Link: Read Common Sense

Only a handful of books have sold more than 60 million copies in the past two centuries, and those books had the benefit of modern publishing outlets and promotion.

In the case of Common Sense, the publicity was literally word of mouth, since people would buy the pamphlet and shout the words on street corners and inside taverns for the illiterate to hear.

Paine was born and raised in England, and he had been in Philadelphia for little more than a year, after getting a letter of recommendation from Benjamin Franklin.

He published Common Sense anonymously, and its simple words made the case for the Colonies’ separation from England, in no uncertain terms.

For example, in explaining his objection to England’s constitutional monarchy, Paine says, “as a man who is attached to a prostitute is unfitted to choose or judge of a wife, so any prepossession in favour of a rotten constitution of government will disable us from discerning a good one.”

The pamphlet sparked a public debate that now included most of the colonists, including those who couldn’t read or understand some of the more complicated arguments being made for freedom.

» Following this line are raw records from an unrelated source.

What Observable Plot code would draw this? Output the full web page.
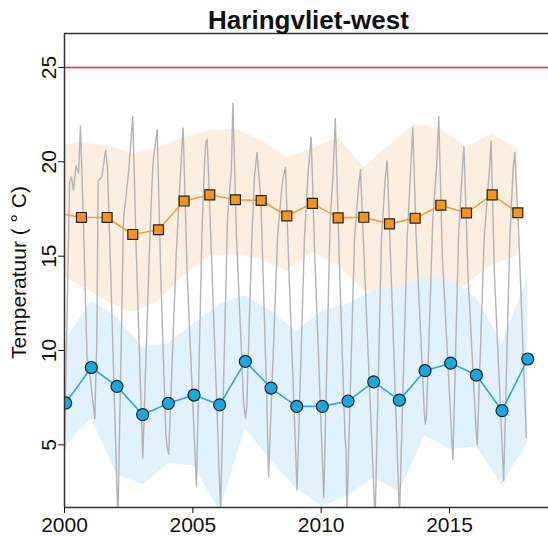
<!DOCTYPE html>
<html>
<head>
<meta charset="utf-8">
<script src="https://cdn.jsdelivr.net/npm/d3@7"></script>
<script src="https://cdn.jsdelivr.net/npm/@observablehq/plot@0.6"></script>
<style>
  html, body { margin: 0; padding: 0; background: #fff; overflow: hidden; }
</style>
</head>
<body>
<div id="chart"></div>
<script>
// Water temperature, Haringvliet-west
const chartTitle = "Haringvliet-west";
const yLabel = "Temperatuur ( \u00b0 C)";
const threshold = 25;

// Summer mean and range (dates as decimal years)
const summerDate = [1999.66, 2000.66, 2001.66, 2002.66, 2003.66, 2004.66, 2005.66, 2006.66, 2007.66, 2008.66, 2009.66, 2010.66, 2011.66, 2012.66, 2013.66, 2014.66, 2015.66, 2016.66, 2017.66];
const summerMean = [17.3, 17.05, 17.05, 16.15, 16.4, 17.92, 18.25, 17.99, 17.95, 17.13, 17.8, 17.03, 17.06, 16.71, 17.01, 17.7, 17.29, 18.25, 17.3];
const summerLow  = [14.2, 13.4, 12.6, 12.0, 12.6, 14.0, 15.0, 15.1, 14.8, 14.2, 15.2, 14.5, 13.2, 12.6, 12.0, 12.6, 13.5, 14.5, 15.0];
const summerHigh = [20.8, 21.03, 20.85, 20.41, 20.76, 21.29, 21.65, 21.74, 21.12, 20.23, 20.68, 21.29, 19.7, 20.85, 22.0, 21.74, 20.76, 21.47, 20.68];

// Winter mean and range
const winterDate = [2000.045, 2001.045, 2002.045, 2003.045, 2004.045, 2005.045, 2006.045, 2007.045, 2008.045, 2009.045, 2010.045, 2011.045, 2012.045, 2013.045, 2014.045, 2015.045, 2016.045, 2017.045, 2018.045];
const winterMean = [7.22, 9.1, 8.1, 6.6, 7.2, 7.64, 7.12, 9.42, 8.01, 7.04, 7.04, 7.32, 8.34, 7.37, 8.93, 9.33, 8.7, 6.81, 9.55];
const winterLow  = [4.9, 6.38, 3.42, 2.89, 4.0, 3.89, 1.5, 5.85, 4.16, 2.68, 1.7, 2.3, 3.25, 2.5, 5.48, 4.74, 4.9, 2.89, 5.1];
const winterHigh = [10.52, 12.64, 11.75, 10.15, 10.36, 11.42, 12.48, 12.9, 12.11, 11.0, 12.11, 12.48, 13.17, 13.34, 13.87, 13.7, 12.81, 10.36, 13.87];

// Individual measurements
const obsDate = [
  2000.0, 2000.2, 2000.27, 2000.35, 2000.45, 2000.55, 2000.62, 2000.7, 2000.88, 2000.95,
  2001.18, 2001.26, 2001.31, 2001.45, 2001.6, 2001.67, 2001.79,
  2002.08, 2002.3, 2002.4, 2002.5, 2002.66, 2002.8,
  2003.05, 2003.3, 2003.4, 2003.45, 2003.61, 2003.75, 2003.95,
  2004.0, 2004.06, 2004.1, 2004.35, 2004.5, 2004.62, 2004.78,
  2005.14, 2005.35, 2005.45, 2005.5, 2005.56, 2005.7,
  2006.08, 2006.35, 2006.45, 2006.5, 2006.56, 2006.7,
  2006.98, 2007.05, 2007.1, 2007.3, 2007.4, 2007.5, 2007.65, 2007.88,
  2007.95, 2008.3, 2008.45, 2008.5, 2008.61, 2008.75,
  2009.06, 2009.35, 2009.5, 2009.61, 2009.75,
  2010.1, 2010.35, 2010.45, 2010.55, 2010.7,
  2010.93, 2010.97, 2011.0, 2011.3, 2011.45, 2011.53, 2011.7,
  2012.1, 2012.35, 2012.5, 2012.57, 2012.7,
  2013.05, 2013.35, 2013.5, 2013.57, 2013.7,
  2014.02, 2014.06, 2014.1, 2014.35, 2014.5, 2014.58, 2014.72,
  2015.13, 2015.35, 2015.5, 2015.56, 2015.72,
  2016.04, 2016.08, 2016.35, 2016.55, 2016.62, 2016.75,
  2017.11, 2017.35, 2017.48, 2017.54, 2017.7, 2017.99
];
const obsTemp = [
  4.7, 18.9, 19.2, 18.5, 19.8, 19.4, 21.9, 18.5, 9.6, 9.2,
  6.4, 10.5, 19.0, 19.2, 20.6, 19.8, 14.6,
  1.0, 17.0, 18.2, 19.5, 22.4, 15.0,
  4.3, 15.0, 18.5, 20.0, 21.7, 14.0, 5.5,
  4.9, 4.5, 6.0, 15.0, 19.0, 21.8, 14.0,
  2.8, 16.0, 19.8, 21.0, 21.2, 16.0,
  1.5, 17.0, 18.8, 19.5, 23.1, 16.0,
  7.2, 6.4, 7.0, 16.0, 19.2, 20.5, 18.0, 7.4,
  3.3, 16.0, 18.4, 19.0, 19.7, 14.0,
  2.6, 16.0, 19.6, 21.3, 15.0,
  2.2, 17.0, 19.0, 22.3, 15.0,
  5.3, 4.8, 1.2, 16.0, 18.6, 19.6, 14.0,
  1.0, 16.0, 19.2, 20.05, 15.0,
  1.2, 16.0, 20.0, 21.8, 16.0,
  6.6, 6.1, 6.5, 17.0, 19.8, 22.4, 15.0,
  4.2, 16.0, 19.6, 20.8, 14.0,
  5.6, 5.0, 16.0, 19.5, 21.1, 14.0,
  3.1, 16.0, 19.7, 20.5, 16.0, 5.4
];

const xTicks = [2000, 2005, 2010, 2015];
const yTicks = [5, 10, 15, 20, 25];
const xDomain = [2000, 2018.855];
const yDomain = [1.68, 26.8];

const summer = summerDate.map((d, i) => ({date: d, mean: summerMean[i], low: summerLow[i], high: summerHigh[i]}));
const winter = winterDate.map((d, i) => ({date: d, mean: winterMean[i], low: winterLow[i], high: winterHigh[i]}));
const obs = obsDate.map((d, i) => ({date: d, temp: obsTemp[i]}));

const chart = Plot.plot({
  width: 548,
  height: 537,
  marginTop: 33,
  marginBottom: 30,
  marginLeft: 64,
  marginRight: 0,
  style: "font-family: 'Liberation Sans', Arial, sans-serif; font-size: 22px; color: #111; background: #fff;",
  x: {domain: xDomain, axis: null},
  y: {domain: yDomain, axis: null},
  marks: [
    Plot.areaY(summer, {x: "date", y1: "low", y2: "high", fill: "#fdeee2", clip: true}),
    Plot.areaY(winter, {x: "date", y1: "low", y2: "high", fill: "#e2f2fc", clip: true}),
    Plot.line(obs, {x: "date", y: "temp", stroke: "#b3b3b3", strokeWidth: 1.4, clip: true}),
    Plot.ruleY([threshold], {stroke: "#e0312f", strokeWidth: 1.6}),
    Plot.line(summer, {x: "date", y: "mean", stroke: "#f2a03d", strokeWidth: 1.6, clip: true}),
    Plot.dot(summer, {x: "date", y: "mean", symbol: "square", r: 5.6, fill: "#f7941d", stroke: "#222", strokeWidth: 1.2, clip: true}),
    Plot.line(winter, {x: "date", y: "mean", stroke: "#2aa8d8", strokeWidth: 1.6, clip: true}),
    Plot.dot(winter, {x: "date", y: "mean", r: 6, fill: "#1aa7e0", stroke: "#222", strokeWidth: 1.2, clip: true}),
    // box: top, left and bottom edges
    Plot.ruleY([yDomain[1]], {stroke: "#333", strokeWidth: 1.5}),
    Plot.ruleY([yDomain[0]], {stroke: "#333", strokeWidth: 1.5}),
    Plot.ruleX([xDomain[0]], {stroke: "#333", strokeWidth: 1.5}),
    Plot.axisX(xTicks, {tickSize: 6, tickPadding: 4, tickFormat: d => String(d), fontSize: 21, label: null}),
    Plot.axisY(yTicks, {tickSize: 6, tickRotate: -90, fontSize: 21, label: null}),
    Plot.text([yLabel], {frameAnchor: "left", dx: -45, dy: 2, rotate: -90, fontSize: 21, textAnchor: "middle", lineAnchor: "middle"}),
    Plot.text([chartTitle], {frameAnchor: "top", dx: 2, dy: -5, lineAnchor: "bottom", fontSize: 26, fontWeight: "bold"})
  ]
});
document.getElementById("chart").appendChild(chart);
</script>
</body>
</html>
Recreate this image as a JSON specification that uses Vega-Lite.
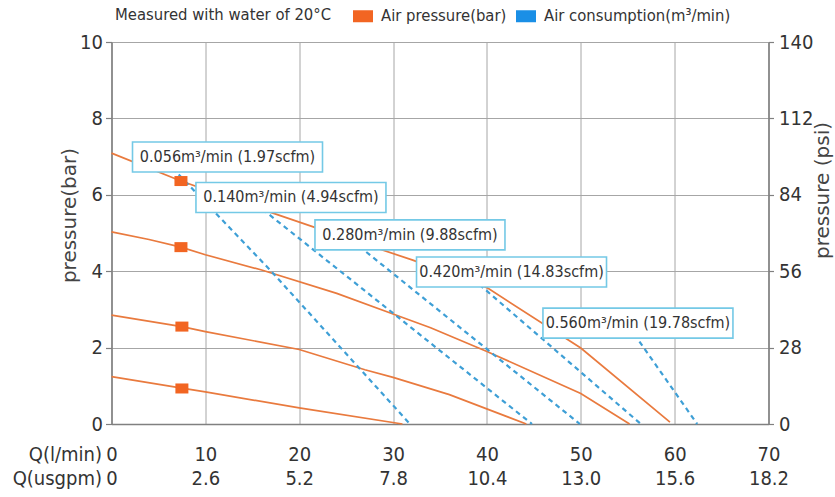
{
  "$schema": "https://vega.github.io/schema/vega-lite/v6.json",
  "width": 657,
  "height": 382,
  "autosize": {"type": "none"},
  "padding": {"left": 111.5, "top": 42, "right": 66.5, "bottom": 73},
  "background": "white",
  "config": {
    "view": {"stroke": null},
    "font": "DejaVu Sans Condensed, sans-serif",
    "axis": {
      "domainColor": "#808080",
      "domainWidth": 1.6,
      "gridColor": "#a6a6a6",
      "gridWidth": 1,
      "tickColor": "#808080",
      "tickWidth": 1.2,
      "labelColor": "#333333",
      "labelFont": "DejaVu Sans Condensed, sans-serif",
      "labelFontSize": 20,
      "titleColor": "#444444",
      "titleFontWeight": "normal"
    }
  },
  "datasets": {
    "pressure": [
      {"series": "p1", "q": 0, "bar": 7.09},
      {"series": "p1", "q": 7.4, "bar": 6.36},
      {"series": "p1", "q": 17.2, "bar": 5.52},
      {"series": "p1", "q": 21.5, "bar": 5.16},
      {"series": "p1", "q": 32.1, "bar": 4.29},
      {"series": "p1", "q": 40, "bar": 3.57},
      {"series": "p1", "q": 50, "bar": 1.99},
      {"series": "p1", "q": 59.5, "bar": 0.05},
      {"series": "p2", "q": 0, "bar": 5.03},
      {"series": "p2", "q": 4, "bar": 4.83},
      {"series": "p2", "q": 7.4, "bar": 4.63},
      {"series": "p2", "q": 10, "bar": 4.43},
      {"series": "p2", "q": 16, "bar": 4.03},
      {"series": "p2", "q": 24, "bar": 3.42},
      {"series": "p2", "q": 30, "bar": 2.88},
      {"series": "p2", "q": 34, "bar": 2.52},
      {"series": "p2", "q": 40, "bar": 1.9},
      {"series": "p2", "q": 50, "bar": 0.8},
      {"series": "p2", "q": 55.2, "bar": 0},
      {"series": "p3", "q": 0, "bar": 2.85},
      {"series": "p3", "q": 7.5, "bar": 2.55},
      {"series": "p3", "q": 10, "bar": 2.42},
      {"series": "p3", "q": 20, "bar": 1.95},
      {"series": "p3", "q": 27, "bar": 1.42},
      {"series": "p3", "q": 30, "bar": 1.22},
      {"series": "p3", "q": 36, "bar": 0.77},
      {"series": "p3", "q": 44.2, "bar": 0},
      {"series": "p4", "q": 0, "bar": 1.24},
      {"series": "p4", "q": 7.5, "bar": 0.94},
      {"series": "p4", "q": 10, "bar": 0.84},
      {"series": "p4", "q": 20, "bar": 0.42},
      {"series": "p4", "q": 31, "bar": 0}
    ],
    "air": [
      {"curve": "0.056", "q": 6.5, "bar": 6.7},
      {"curve": "0.056", "q": 16.9, "bar": 4.03},
      {"curve": "0.056", "q": 31.8, "bar": 0},
      {"curve": "0.140", "q": 16.1, "bar": 5.62},
      {"curve": "0.140", "q": 30, "bar": 2.9},
      {"curve": "0.140", "q": 44.8, "bar": 0},
      {"curve": "0.280", "q": 26.4, "bar": 4.65},
      {"curve": "0.280", "q": 49.9, "bar": 0},
      {"curve": "0.420", "q": 39.2, "bar": 3.65},
      {"curve": "0.420", "q": 56.4, "bar": 0},
      {"curve": "0.560", "q": 55.7, "bar": 2.35},
      {"curve": "0.560", "q": 62.4, "bar": 0}
    ],
    "markers": [
      {"kind": "Air pressure(bar)", "q": 7.4, "bar": 6.36},
      {"kind": "Air pressure(bar)", "q": 7.4, "bar": 4.63},
      {"kind": "Air pressure(bar)", "q": 7.5, "bar": 2.55},
      {"kind": "Air pressure(bar)", "q": 7.5, "bar": 0.93}
    ],
    "labels": [
      {"text": "0.056m³/min (1.97scfm)", "q": 12.36, "bar": 6.99},
      {"text": "0.140m³/min (4.94scfm)", "q": 19.12, "bar": 5.93},
      {"text": "0.280m³/min (9.88scfm)", "q": 31.8, "bar": 4.95},
      {"text": "0.420m³/min (14.83scfm)", "q": 42.62, "bar": 3.98},
      {"text": "0.560m³/min (19.78scfm)", "q": 56.09, "bar": 2.64}
    ]
  },
  "layer": [
    {
      "data": {"name": "pressure"},
      "mark": {"type": "line", "color": "#E97A3E", "strokeWidth": 1.7},
      "encoding": {
        "x": {
          "field": "q", "type": "quantitative",
          "scale": {"domain": [0, 70]},
          "axis": {
            "values": [0, 10, 20, 30, 40, 50, 60, 70],
            "grid": true,
            "ticks": false,
            "labelFlush": false,
            "labelPadding": 20,
            "labelBaseline": "top",
            "labelLineHeight": 24,
            "labelExpr": "[datum.label, datum.value === 0 ? '0' : format(datum.value * 0.26, '.1f')]",
            "title": ["Q(l/min)", "Q(usgpm)"],
            "titleFont": "DejaVu Sans Condensed, sans-serif",
            "titleFontSize": 20,
            "titleColor": "#333333",
            "titleAlign": "right",
            "titleBaseline": "top",
            "titleLineHeight": 24,
            "titleX": -10,
            "titleY": 20
          }
        },
        "y": {
          "field": "bar", "type": "quantitative",
          "scale": {"domain": [0, 10]},
          "axis": {
            "orient": "left",
            "values": [0, 2, 4, 6, 8, 10],
            "grid": true,
            "tickSize": 6,
            "labelPadding": 3,
            "title": "pressure(bar)",
            "titleFont": "DejaVu Sans, sans-serif",
            "titleFontSize": 20,
            "titleAngle": 270,
            "titleAlign": "center",
            "titleBaseline": "middle",
            "titleX": -42.5,
            "titleY": 173
          }
        },
        "detail": {"field": "series"}
      }
    },
    {
      "data": {"name": "air"},
      "mark": {"type": "line", "color": "#3E9FD6", "strokeWidth": 2.2, "strokeDash": [5, 4]},
      "encoding": {
        "x": {"field": "q", "type": "quantitative"},
        "y": {"field": "bar", "type": "quantitative", "axis": null},
        "detail": {"field": "curve"}
      }
    },
    {
      "data": {"name": "labels"},
      "mark": {
        "type": "point",
        "shape": "M-1,-0.158L1,-0.158L1,0.158L-1,0.158Z",
        "size": 36100,
        "filled": false,
        "fill": "white",
        "fillOpacity": 1,
        "stroke": "#74C9E6",
        "strokeWidth": 1.6,
        "opacity": 1
      },
      "encoding": {
        "x": {"field": "q", "type": "quantitative"},
        "y": {"field": "bar", "type": "quantitative", "axis": null}
      }
    },
    {
      "data": {"name": "labels"},
      "mark": {
        "type": "text",
        "align": "center",
        "baseline": "middle",
        "font": "DejaVu Sans Condensed, sans-serif",
        "fontSize": 16,
        "color": "#333333"
      },
      "encoding": {
        "x": {"field": "q", "type": "quantitative"},
        "y": {"field": "bar", "type": "quantitative", "axis": null},
        "text": {"field": "text"}
      }
    },
    {
      "data": {"name": "markers"},
      "mark": {
        "type": "point",
        "shape": "M-1,-0.77L1,-0.77L1,0.77L-1,0.77Z",
        "size": 169,
        "filled": true,
        "opacity": 1
      },
      "encoding": {
        "x": {"field": "q", "type": "quantitative"},
        "y": {
          "field": "bar", "type": "quantitative",
          "axis": {
            "orient": "right",
            "values": [0, 2, 4, 6, 8, 10],
            "labelExpr": "format(datum.value * 14, 'd')",
            "grid": false,
            "tickSize": 5,
            "labelPadding": 5,
            "title": "pressure (psi)",
            "titleFont": "DejaVu Sans, sans-serif",
            "titleFontSize": 20,
            "titleAngle": 270,
            "titleAlign": "center",
            "titleBaseline": "middle",
            "titleX": 53.5,
            "titleY": 148
          }
        },
        "fill": {
          "field": "kind", "type": "nominal",
          "scale": {"domain": ["Air pressure(bar)", "Air consumption(m³/min)"], "range": ["#F26522", "#1A8FE6"]},
          "legend": {
            "orient": "none",
            "legendX": 3.5,
            "legendY": -36,
            "direction": "horizontal",
            "title": "Measured with water of 20°C",
            "titleOrient": "left",
            "titleFont": "DejaVu Sans Condensed, sans-serif",
            "titleFontSize": 16.5,
            "titleFontWeight": "normal",
            "titleColor": "#333333",
            "titleLimit": 400,
            "titlePadding": 21,
            "titleBaseline": "middle",
            "labelFont": "DejaVu Sans Condensed, sans-serif",
            "labelFontSize": 16.5,
            "labelColor": "#333333",
            "labelLimit": 400,
            "labelOffset": 8,
            "columnPadding": 9,
            "symbolType": "M-1,-0.6L1,-0.6L1,0.6L-1,0.6Z",
            "symbolSize": 400,
            "symbolStrokeWidth": 0,
            "padding": 0
          }
        }
      }
    }
  ],
  "resolve": {"axis": {"y": "independent"}}
}
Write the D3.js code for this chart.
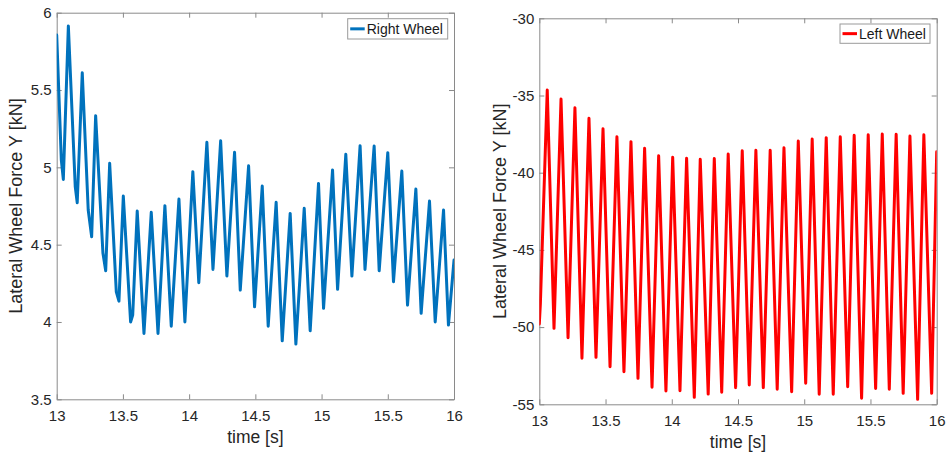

Paine’s follow-up to Common Sense was a series of pamphlets called The American Crisis.

General George Washington had the first pamphlet read to his troops at Washington’s Crossing in late 1776 to convince them to extend their enlistments so he could attack Trenton.

“These are the times that try men’s souls: The summer soldier and the sunshine patriot will, in this crisis, shrink from the service of their country; but he that stands it now, deserves the love and thanks of man and woman. Tyranny, like Hell, is not easily conquered; yet we have this consolation with us, that the harder the conflict, the more glorious the triumph,” said Paine.

In his later years, Paine would become a controversial figure because of his writings on religion and his role in the French revolution; only a handful of people attended his funeral in 1809.

President Thomas Jefferson had permitted Paine to return from France in his final years, and wrote about the author in 1821.

“No writer has exceeded Paine in ease and familiarity of style, in perspicuity of expression, happiness of elucidation, and in simple and unassuming language,” Jefferson said. “ In this he may be compared with Dr. Franklin; and indeed his Common Sense was, for awhile, believed to have been written by Dr. Franklin, and published under the borrowed name of Paine, who had come over with him from England.”

At the time, it was still a crime in England to publish any sections of Common Sense.